WRITTEN INSTRUCTION:
Select all lines with the string "matplotlib" in them, and copy those lines.

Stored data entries
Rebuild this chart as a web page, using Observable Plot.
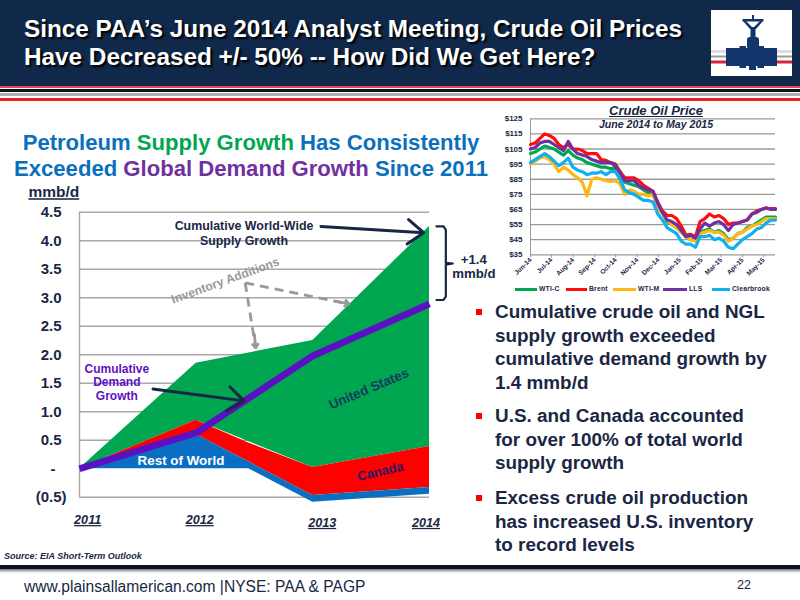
<!DOCTYPE html>
<html>
<head>
<meta charset="utf-8">
<script src="https://cdn.jsdelivr.net/npm/d3@7"></script>
<script src="https://cdn.jsdelivr.net/npm/@observablehq/plot@0.6"></script>
<style>
html,body{margin:0;padding:0;background:#fff}
#page{position:relative;width:800px;height:600px;overflow:hidden;font-family:"Liberation Sans",Arial,sans-serif;color:#1a2744}
.abs{position:absolute}
.band{position:absolute;left:0;width:800px}
.title{position:absolute;left:24px;color:#fff;font-weight:bold;font-size:24.3px;white-space:nowrap;text-shadow:2px 2px 2px #000}
.head{position:absolute;left:0;width:502px;text-align:center;font-weight:bold;font-size:22.1px;white-space:nowrap;color:#0a70bd}
.bullet{position:absolute;left:495px;font-weight:bold;font-size:18.9px;line-height:23.5px;white-space:pre;color:#1a2744}
.sq{position:absolute;left:476px;width:5.5px;height:5.5px;background:#f00}
svg{overflow:visible}
</style>
</head>
<body>
<div id="page">
  <div class="band" style="top:0;height:86px;background:#10284a"></div>
  <div class="band" style="top:86px;height:1.5px;background:#e8434a"></div>
  <div class="band" style="top:89px;height:2.5px;background:#0c1424"></div>
  <div class="band" style="top:93px;height:2.8px;background:#b0b0b0"></div>
  <div class="band" style="top:98px;height:3px;background:#ee1c25"></div>
  <div class="title" style="top:15px">Since PAA’s June 2014 Analyst Meeting, Crude Oil Prices</div>
  <div class="title" style="top:43px">Have Decreased +/- 50% -- How Did We Get Here?</div>
  <svg class="abs" style="left:711px;top:10px" width="81" height="66" viewBox="0 0 81 66">
    <rect width="81" height="66" fill="#fff"/>
    <rect y="40" width="81" height="3" fill="#dcdcdc"/>
    <rect y="45.5" width="81" height="2" fill="#999"/>
    <rect y="50.5" width="81" height="3" fill="#d8213a"/>
    <g fill="#12356b">
      <rect x="15" y="38" width="51" height="18"/>
      <rect x="28.5" y="36" width="6.5" height="3"/><rect x="46.5" y="36" width="6.5" height="3"/>
      <rect x="28.5" y="55" width="6.5" height="3"/><rect x="46.5" y="55" width="6.5" height="3"/>
      <rect x="38" y="56" width="7" height="4"/>
      <rect x="36" y="27" width="12" height="12" rx="3"/>
      <rect x="39.5" y="17" width="5" height="12"/>
      <rect x="41" y="5" width="2" height="6"/>
      <rect x="31.5" y="9" width="21" height="2.5"/>
      <path d="M32 11h3l6 6h2l6-6h3l-7 8h-6z"/>
    </g>
  </svg>

  <div class="head" style="top:130px"><span>Petroleum </span><span style="color:#00a651">Supply Growth </span><span>Has Consistently</span></div>
  <div class="head" style="top:156px"><span>Exceeded </span><span style="color:#7030a0">Global Demand Growth </span><span>Since 2011</span></div>

  <div id="main" class="abs" style="left:0;top:180px"></div>
  <div id="oil" class="abs" style="left:480px;top:100px"></div>

  <div class="abs" style="left:508px;width:296px;top:103px;text-align:center;font-weight:bold;font-style:italic;font-size:13px;text-decoration:underline">Crude Oil Price</div>
  <div class="abs" style="left:508px;width:296px;top:118px;text-align:center;font-weight:bold;font-style:italic;font-size:10.6px">June 2014 to May 2015</div>
  <div id="legend"></div>

  <div class="sq" style="top:309px"></div>
  <div class="bullet" style="top:300px">Cumulative crude oil and NGL
supply growth exceeded
cumulative demand growth by
1.4 mmb/d</div>
  <div class="sq" style="top:413px"></div>
  <div class="bullet" style="top:404px">U.S. and Canada accounted
for over 100% of total world
supply growth</div>
  <div class="sq" style="top:495px"></div>
  <div class="bullet" style="top:486px">Excess crude oil production
has increased U.S. inventory
to record levels</div>

  <div class="abs" style="left:4px;top:551px;font-weight:bold;font-style:italic;font-size:9px">Source: EIA Short-Term Outlook</div>

  <div class="band" style="top:565px;height:4px;background:#0c1424"></div>
  <div class="band" style="top:569px;height:4px;background:linear-gradient(#777,#fff)"></div>
  <div class="abs" style="left:24px;top:578px;font-size:15.6px;white-space:nowrap">www.plainsallamerican.com |NYSE: PAA &amp; PAGP</div>
  <div class="abs" style="left:737px;top:578px;font-size:12.5px">22</div>
</div>
<script>
// ---------- main chart data (mmb/d, cumulative from 2011) ----------
const years = [2011, 2012, 2013, 2014];
const worldSupplyTop = [0, 1.85, 2.25, 4.25];
const canadaTop = [0, 0.85, 0.02, 0.39];
const restYears = [2011, 2012, 2012.45, 2013, 2014];
const canadaTopAtRest = [0, 0.85, 0.45, 0.02, 0.39];
const restTop = [0, 0.6, 0.12, -0.47, -0.33];
const restBase = [0, 0, 0, -0.59, -0.45];
const demandGrowth = [0, 0.63, 1.98, 2.89];
const yTicksPos = [4.5, 4, 3.5, 3, 2.5, 2, 1.5, 1, 0.5];
const gridTicks = [4.5, 4, 3.5, 3, 2.5, 2, 1.5, 1, 0.5, -0.5];
const yearLabels = [
  {x: 2011.07, y: -0.90, t: "2011"},
  {x: 2012.03, y: -0.90, t: "2012"},
  {x: 2013.08, y: -0.95, t: "2013"},
  {x: 2013.97, y: -0.95, t: "2014"}
];
const solidArrows = [
  {x1: 2013.07, y1: 4.25, x2: 2013.95, y2: 4.14},
  {x1: 2011.63, y1: 1.40, x2: 2012.41, y2: 1.19}
];
const dashedLinks = [
  {x1: 2012.42, y1: 3.26, x2: 2013.31, y2: 2.89},
  {x1: 2012.42, y1: 3.26, x2: 2012.51, y2: 2.12}
];
const dashedHeads = [
  {x1: 2013.19, y1: 2.94, x2: 2013.31, y2: 2.89},
  {x1: 2012.50, y1: 2.35, x2: 2012.51, y2: 2.12}
];
const bracket = [
  [2014.06, 4.25], [2014.12, 4.25], [2014.14, 4.19], [2014.14, 3.61], [2014.20, 3.60],
  [2014.14, 3.58], [2014.14, 3.02], [2014.12, 2.96], [2014.06, 2.96]
];
const navyLabels = [
  {x: 2012.41, y: 4.25, t: "Cumulative World-Wide"},
  {x: 2012.41, y: 4.00, t: "Supply Growth"}
];
const demandLabels = [
  {x: 2011.32, y: 1.74, t: "Cumulative"},
  {x: 2011.32, y: 1.51, t: "Demand"},
  {x: 2011.32, y: 1.28, t: "Growth"}
];
const gapLabels = [
  {x: 2014.38, y: 3.67, t: "+1.4"},
  {x: 2014.38, y: 3.42, t: "mmb/d"}
];

const NAVY = "#1a2744", FONT = "Liberation Sans, Arial, sans-serif";
const zip = (xs, a, b) => xs.map((x, i) => ({x, y1: a[i], y2: b[i]}));
const txt = (rows, o) => Plot.text(rows, {x: "x", y: "y", text: "t", fontWeight: "bold", fontFamily: FONT, ...o});

const yLabelFmt = d => d === 0 ? "-" : d < 0 ? "(0.5)" : d.toFixed(1);
const main = Plot.plot({
  width: 500, height: 360,
  marginLeft: 79, marginRight: 71, marginTop: 31.7, marginBottom: 43.3,
  style: {background: "none", fontFamily: FONT, overflow: "visible"},
  x: {domain: [2011, 2014], axis: null},
  y: {domain: [-0.5, 4.5], axis: null},
  marks: [
    Plot.ruleY(gridTicks, {stroke: "#a8a8a8", strokeWidth: 1.4}),
    Plot.ruleX([2011], {y1: -0.5, y2: 4.5, stroke: "#a8a8a8", strokeWidth: 1.4}),
    Plot.axisY(yTicksPos, {anchor: "left", tickSize: 0, tickPadding: 18, tickFormat: yLabelFmt, fontSize: 15, fontWeight: "bold", fill: NAVY, label: null}),
    Plot.axisY([0], {anchor: "left", tickSize: 0, tickPadding: 24, tickFormat: yLabelFmt, fontSize: 15, fontWeight: "bold", fill: NAVY, label: null}),
    Plot.axisY([-0.5], {anchor: "left", tickSize: 0, tickPadding: 13, tickFormat: yLabelFmt, fontSize: 15, fontWeight: "bold", fill: NAVY, label: null}),
    Plot.areaY(zip(years, canadaTop, worldSupplyTop), {x: "x", y1: "y1", y2: "y2", fill: "#00a650"}),
    Plot.areaY(zip(restYears, restTop, canadaTopAtRest), {x: "x", y1: "y1", y2: "y2", fill: "#ff0000"}),
    Plot.areaY(zip(restYears, restBase, restTop), {x: "x", y1: "y1", y2: "y2", fill: "#0a6fc2"}),
    Plot.line(years.map((x, i) => ({x, y: demandGrowth[i]})), {x: "x", y: "y", stroke: "#5c10c4", strokeWidth: 6.8, strokeLinejoin: "miter", strokeLinecap: "butt"}),
    Plot.arrow(solidArrows, {x1: "x1", y1: "y1", x2: "x2", y2: "y2", bend: 0, stroke: NAVY, strokeWidth: 3, headLength: 10, headAngle: 75}),
    Plot.link(dashedLinks, {x1: "x1", y1: "y1", x2: "x2", y2: "y2", stroke: "#999", strokeWidth: 2.8, strokeDasharray: "9,6"}),
    Plot.arrow(dashedHeads, {x1: "x1", y1: "y1", x2: "x2", y2: "y2", bend: 0, stroke: "#999", strokeWidth: 2.8, headLength: 9, headAngle: 75}),
    Plot.line(bracket, {stroke: NAVY, strokeWidth: 2.2}),
    txt(navyLabels, {fill: NAVY, fontSize: 12.4}),
    txt(demandLabels, {fill: "#6010c4", fontSize: 12}),
    txt(gapLabels, {fill: NAVY, fontSize: 13.2}),
    txt([{x: 2012.25, y: 3.30, t: "Inventory Additions"}], {fill: "#999", fontSize: 12.2, rotate: -20}),
    txt([{x: 2013.48, y: 1.40, t: "United States"}], {fill: "#143a5e", fontSize: 13.4, rotate: -23}),
    txt([{x: 2013.58, y: -0.05, t: "Canada"}], {fill: "#2a1a60", fontSize: 13, rotate: -13}),
    txt([{x: 2011.87, y: 0.14, t: "Rest of World"}], {fill: "#fff", fontSize: 13.4}),
    txt(yearLabels, {fill: NAVY, fontSize: 12.6, fontStyle: "italic"}),
    txt([{x: 2010.78, y: 4.85, t: "mmb/d"}], {fill: NAVY, fontSize: 15.5})
  ]
});
d3.select(main).selectAll("text").filter(function(){ return /^(2011|2012|2013|2014)$/.test(this.textContent) || (this.textContent === "mmb/d" && this.parentNode.getAttribute("font-size") === "15.5"); }).style("text-decoration", "underline");
document.getElementById("main").append(main);

// ---------- crude oil data ($/bbl), one reading about every week ----------
const oilStart = new Date(Date.UTC(2014, 5, 1));
const oilDate = i => new Date(+oilStart + i * 6.75 * 864e5);
const wtiC = [102,103,105,107,106,105,103,101,104,101,
  99,98,96,95,94,93,93,92,93,90,
  83,82,81,80,78,76,75,68,63,57,
  55,53,50,47,45,45,50,51,52,50,
  51,49,45,46,49,50,53,54,56,58,
  60,60,60];
const brent = [108,109,112,115,114,112,108,106,108,105,
  105,104,102,102,102,98,97.5,96,95,90,
  86,86,86,84,81,79,77,70,64,61,
  61,59,54,48,48.5,47,57,59,62,60,
  61,59,55,56,56,57,58,62,64,65,
  66,65.5,65.5];
const wtiM = [95,97,99,100,98,95,90,93,91,88,
  86,83,74,85,86,85,84,83.5,84,82,
  75,78,77,75,75,74,75,66,62,58,
  55,53,50,47,45,44,49,50,51,50,
  50,48,44,46,49,50,52,54,55,57,
  59,59,59];
const lls = [105,106,109,110,110,108,106,104,110,105,
  102,101,100,98,97,96,96,96,94,89,
  84,84,84,81,79,78,77,69,63,58,
  57,55,51,47,48,46,52,56,54,56,
  57,55,51,55,56,57,58,62,63,65,
  66,65,65];
const clearbrook = [96,98,100,102,100,97,94,96,99,93,
  91,90,88,89,89,90,88,90,90,85,
  78,76,75,73,71,71,70,62,58,53,
  51,49,44,42,42,40,47,47,48,45,
  46,44,40,39,42,45,47,49,52,53,
  56,58,58];
const seriesNames = ["WTI-C", "Brent", "WTI-M", "LLS", "Clearbrook"];
const seriesColors = ["#00a651", "#ff0d0d", "#fdb813", "#7030a0", "#0fb0ee"];
const seriesValues = [wtiC, brent, wtiM, lls, clearbrook];
const monthTicks = d3.utcMonths(new Date(Date.UTC(2014, 5, 1)), new Date(Date.UTC(2015, 5, 1)));
const priceTicks = [35, 45, 55, 65, 75, 85, 95, 105, 115, 125];

const oil = Plot.plot({
  width: 320, height: 200,
  marginLeft: 50, marginRight: 25, marginTop: 18.3, marginBottom: 45.7,
  style: {background: "none", fontFamily: FONT, overflow: "visible"},
  x: {type: "utc", domain: [oilStart, oilDate(52)], axis: null},
  y: {domain: [35, 125], axis: null},
  marks: [
    Plot.ruleY(priceTicks, {stroke: "#9a9a9a", strokeWidth: 1.3}),
    Plot.ruleX([oilStart], {y1: 35, y2: 125, stroke: "#9a9a9a", strokeWidth: 1}),
    Plot.axisY(priceTicks, {anchor: "left", tickSize: 0, tickPadding: 8, tickFormat: d => "$" + d, fontSize: 8, fontWeight: "bold", fill: NAVY, label: null}),
    Plot.axisX(monthTicks, {anchor: "bottom", tickSize: 3, tickPadding: 1, tickRotate: -45, tickFormat: d3.utcFormat("%b-%y"), fontSize: 6.6, fontWeight: "bold", fill: NAVY, stroke: "#9a9a9a", label: null}),
    ...seriesValues.map((vals, s) => Plot.line(vals.map((v, i) => ({d: oilDate(i), v})), {x: "d", y: "v", stroke: seriesColors[s], strokeWidth: 3.2, strokeLinejoin: "round"}))
  ]
});
document.getElementById("oil").append(oil);

// ---------- legend under the oil chart ----------
const legendLeft = [515, 566, 613, 663, 712];
const legendLineW = [22, 21, 23, 24, 18];
const lg = document.getElementById("legend");
seriesNames.forEach((n, i) => {
  const ln = document.createElement("div");
  ln.className = "abs";
  ln.style.cssText = `left:${legendLeft[i]}px;top:288px;width:${legendLineW[i]}px;height:2.5px;background:${seriesColors[i]}`;
  const t = document.createElement("div");
  t.className = "abs";
  t.style.cssText = `left:${legendLeft[i] + legendLineW[i] + 2}px;top:285px;font-size:6.8px;line-height:8px;font-weight:bold;letter-spacing:.2px;white-space:nowrap`;
  t.textContent = n;
  lg.append(ln, t);
});
</script>
</body>
</html>
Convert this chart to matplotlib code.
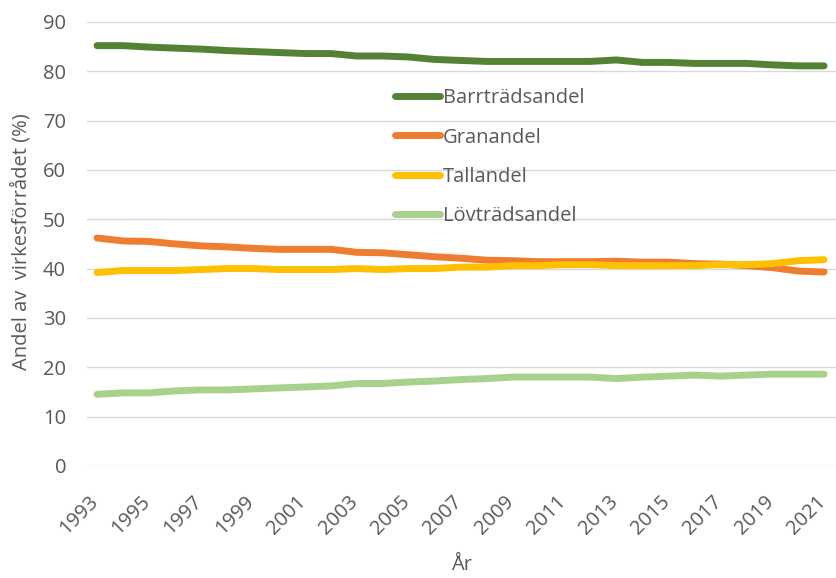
import numpy as np
import matplotlib.pyplot as plt
import matplotlib.transforms as mtransforms

plt.rcParams['font.family'] = ['Open Sans', 'DejaVu Sans']

years = list(range(1993, 2022))
barr = [85.2, 85.2, 84.9, 84.7, 84.5, 84.2, 84.0, 83.8, 83.6, 83.6,
        83.1, 83.1, 82.9, 82.4, 82.2, 82.0, 82.0, 82.0, 82.0, 82.0,
        82.3, 81.8, 81.8, 81.6, 81.6, 81.6, 81.3, 81.1, 81.1]
gran = [46.2, 45.6, 45.5, 45.0, 44.6, 44.4, 44.1, 43.9, 43.9, 43.9,
        43.3, 43.2, 42.8, 42.4, 42.1, 41.7, 41.6, 41.4, 41.4, 41.4,
        41.5, 41.3, 41.3, 41.0, 40.9, 40.6, 40.2, 39.5, 39.3]
tall = [39.2, 39.6, 39.6, 39.6, 39.8, 40.0, 40.0, 39.8, 39.8, 39.8,
        40.0, 39.8, 40.0, 40.0, 40.3, 40.3, 40.6, 40.6, 40.8, 40.8,
        40.6, 40.6, 40.6, 40.6, 40.8, 40.8, 41.0, 41.6, 41.8]
lov = [14.5, 14.8, 14.8, 15.2, 15.4, 15.4, 15.6, 15.8, 16.0, 16.2,
       16.7, 16.7, 17.0, 17.2, 17.5, 17.7, 18.0, 18.0, 18.0, 18.0,
       17.7, 18.0, 18.2, 18.4, 18.2, 18.4, 18.6, 18.6, 18.6]

series = [("Barrträdsandel", barr, "#548235"),
          ("Granandel", gran, "#ED7D31"),
          ("Tallandel", tall, "#FFC000"),
          ("Lövträdsandel", lov, "#A9D18E")]

grey = "#595959"
fs = 14.5
fig = plt.figure(figsize=(8.36, 5.78), dpi=100)
ax = fig.add_axes([0.104, 0.194, 0.896, 0.768])

for name, vals, col in series:
    ax.plot(years, vals, color=col, lw=5, solid_capstyle="round", label=name)

ax.set_xlim(1992.61, 2021.46)
ax.set_ylim(0, 90)
ax.set_yticks(range(0, 91, 10))
ax.set_xticks(years[::2])
ax.set_xticklabels([])
ax.grid(axis="y", color="#D9D9D9", lw=1)
ax.set_axisbelow(True)
for s in ["top", "right", "left", "bottom"]:
    ax.spines[s].set_visible(False)
ax.tick_params(length=0, labelsize=fs, colors=grey)
ax.tick_params(axis="y", pad=15)

# rotated year labels, anchored below each tick
off = mtransforms.ScaledTranslation(-1 / 72, -24 / 72, fig.dpi_scale_trans)
trans = ax.get_xaxis_transform() + off
for y in years[::2]:
    ax.text(y, 0, str(y), transform=trans, rotation=45, ha="right",
            va="center", rotation_mode="anchor", fontsize=fs, color=grey)

ax.set_xlabel("År", fontsize=fs, color=grey, va="center")
ax.xaxis.set_label_coords(0.5, -0.223)
ax.set_ylabel("Andel av  virkesförrådet (%)", fontsize=fs, color=grey,
              va="center")
ax.yaxis.set_label_coords(-0.0875, 0.505)

leg = ax.legend(loc="upper left", bbox_to_anchor=(0.401, 0.869), frameon=False,
                fontsize=fs, handlelength=2.2, handletextpad=0.15,
                labelspacing=0.96, borderaxespad=0, labelcolor=grey)

fig.savefig("out.png", dpi=100)
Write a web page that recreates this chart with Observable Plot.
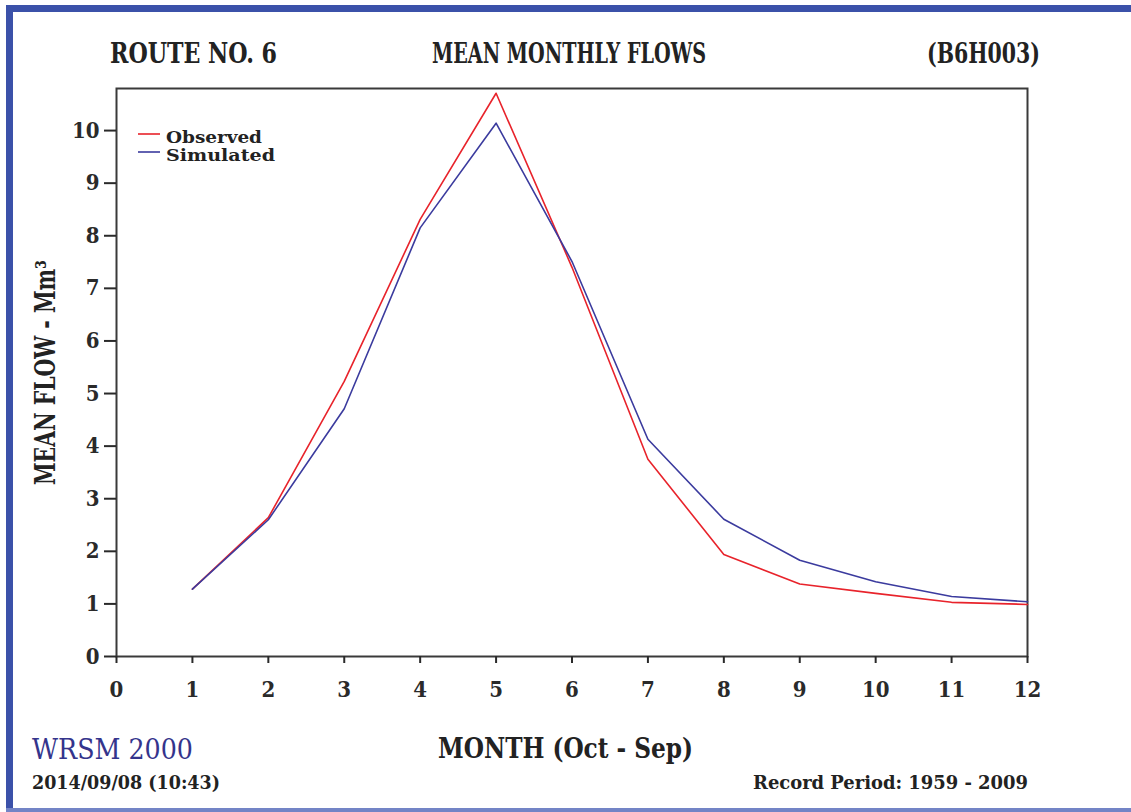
<!DOCTYPE html>
<html><head><meta charset="utf-8">
<script src="https://cdn.jsdelivr.net/npm/d3@7"></script>
<script src="https://cdn.jsdelivr.net/npm/@observablehq/plot@0.6"></script>
<style>
html,body{margin:0;padding:0;background:#fff;}
#wrap{position:relative;width:1131px;height:812px;overflow:hidden;background:#fff;}
#wrap > svg{position:absolute;left:0;top:0;}
</style></head><body><div id="wrap"></div>
<script>
// ---- data ----
const months = [1, 2, 3, 4, 5, 6, 7, 8, 9, 10, 11, 12];
const observed = [1.28, 2.64, 5.23, 8.31, 10.71, 7.40, 3.75, 1.94, 1.38, 1.20, 1.03, 0.99];
const simulated = [1.28, 2.60, 4.71, 8.15, 10.14, 7.51, 4.13, 2.61, 1.83, 1.42, 1.14, 1.04];
const xTicks = [0, 1, 2, 3, 4, 5, 6, 7, 8, 9, 10, 11, 12];
const yTicks = [0, 1, 2, 3, 4, 5, 6, 7, 8, 9, 10];
const seriesNames = ["Observed", "Simulated"];
const seriesColors = ["#e8232b", "#3b3b9e"];
const titleLeft = "ROUTE NO. 6";
const titleCenter = "MEAN MONTHLY FLOWS";
const titleRight = "(B6H003)";
const yLabel = "MEAN FLOW - Mm\u00B3";
const xLabel = "MONTH (Oct - Sep)";
const brand = "WRSM 2000";
const stamp = "2014/09/08 (10:43)";
const period = "Record Period: 1959 - 2009";

const rows = [];
months.forEach((m, i) => {
  rows.push({month: m, flow: observed[i], series: seriesNames[0]});
});
months.forEach((m, i) => {
  rows.push({month: m, flow: simulated[i], series: seriesNames[1]});
});

const serif = "'DejaVu Serif Condensed','DejaVu Serif',serif";

const chart = Plot.plot({
  width: 1131, height: 812,
  marginLeft: 116, marginRight: 104, marginTop: 88, marginBottom: 156,
  style: {background: "transparent", fontFamily: serif, fontSize: "22px", fontWeight: "bold", color: "#2a2a2a", fontStretch: "condensed"},
  x: {domain: [0, 12], label: null},
  y: {domain: [0, 10.8], label: null},
  color: {domain: seriesNames, range: seriesColors},
  marks: [
    Plot.frame({stroke: "#3a3a3a", strokeWidth: 2}),
    Plot.axisX({ticks: xTicks, tickSize: 7, tickPadding: 18, strokeWidth: 2, label: null, tickFormat: d => String(d)}),
    Plot.axisY({ticks: yTicks, tickSize: 12, tickPadding: 5, strokeWidth: 2, label: null, tickFormat: d => String(d)}),
    Plot.line(rows, {x: "month", y: "flow", stroke: "series", z: "series", strokeWidth: 1.6})
  ]
});
document.getElementById("wrap").appendChild(chart);

// ---- overlay: frame border and text ----
const ov = d3.select("#wrap").append("svg").attr("width", 1131).attr("height", 812)
  .style("pointer-events", "none");
ov.append("rect").attr("x", 6).attr("y", 5).attr("width", 1125).attr("height", 7).attr("fill", "#3b51a9");
ov.append("rect").attr("x", 6).attr("y", 5).attr("width", 7).attr("height", 807).attr("fill", "#3b51a9");
ov.append("rect").attr("x", 6).attr("y", 808).attr("width", 1125).attr("height", 4).attr("fill", "#7384c6");

function txt(str, x, y, size, len, opts = {}) {
  const t = ov.append("text")
    .attr("x", x).attr("y", y)
    .attr("font-family", serif)
    .attr("font-size", size)
    .attr("font-weight", opts.weight || "bold")
    .attr("fill", opts.fill || "#222")
    .attr("textLength", len)
    .attr("lengthAdjust", "spacingAndGlyphs")
    .text(str);
  if (opts.transform) t.attr("transform", opts.transform);
  return t;
}
txt(titleLeft, 110, 63, 27, 167);
txt(titleCenter, 432, 63, 27, 274);
txt(titleRight, 927, 63, 27, 113);
txt(yLabel, 0, 0, 27, 225, {transform: "translate(55,485) rotate(-90)"});
txt(xLabel, 438, 758, 28, 255);
txt(brand, 32, 759, 28, 161, {weight: "normal", fill: "#34348c"});
txt(stamp, 32, 789, 19, 188);
txt(period, 753, 789, 19, 275);

// legend
seriesNames.forEach((name, i) => {
  const y = 134 + i * 18;
  ov.append("line").attr("x1", 138).attr("x2", 160).attr("y1", y).attr("y2", y)
    .attr("stroke", seriesColors[i]).attr("stroke-width", 1.6);
  txt(name, 166, y + 9, 17, i === 0 ? 96 : 109);
});
</script>
</body></html>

THE SOLUTION:
Convert this chart to matplotlib code.
import matplotlib.pyplot as plt
import matplotlib.transforms as mtransforms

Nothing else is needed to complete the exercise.